Yeah, Post COVID, the physical world of retail has completely changed and we don’t see it going back to what it was before COVID, not anytime soon, at least not for this decade. According to me, e-commerce is going to play a massive role in getting these brands to sell online. E-commerce, before COVID was one of the channels for a big retailer and probably not the highly prioritised one. The prioritised ones would always be their malls or their big showrooms. But post COVID we saw most those businesses focus completely entirely online and putting in all their marketing dollars to scale their online business. So I see this trend continuing.

Businesses which are not able to get online still are getting into a very dangerous spot. I would urge businesses who are doing well in physical retail to also immediately start online retail. One thing that I’ve seen enterprises often struggle with is that they want a picture perfect scenario immediately when they want to start online. And the truth of it is, that doesn’t matter and they shouldn’t be thinking of being perfect right on day one. This is a trial and error and an evolving process to transform digitally and become successful on the internet.

The Internet has disrupted how retail has worked.
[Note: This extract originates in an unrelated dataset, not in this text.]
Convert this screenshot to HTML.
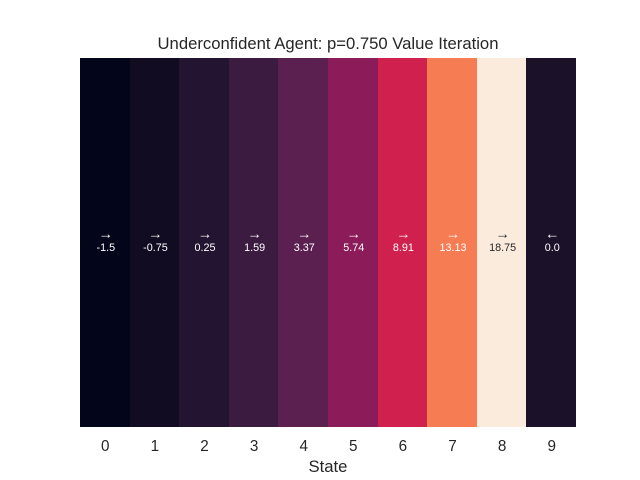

In the past, a lot of our big merchants today have legacy thoughts of selling through big distributors who have those customers already there. But you’re moving from that ideology to a direct-to-consumer kind of an outlook that takes time. The ones who are able to do it fast are the ones who are succeeding. The ones who are struggling to change are the ones who are going to face problems. So my request to those who are looking to go digital but haven’t been able to do it yet is to hire the right people. Don’t think of a picture perfect scenario, start and then evolve as you go.

35:52 - Amit Somani

Thank you so much, Vargab. This has been great. Lots of interesting insights from DIFM to your flywheel at Shopify to going digital right away. Thanks again, Vargab. I’m signing off. This is Amit Somani with Prime Venture Partners and was great to have you on the podcast.

36:11 - Vargab Bakshi

Thank you so much Amit. Great being here.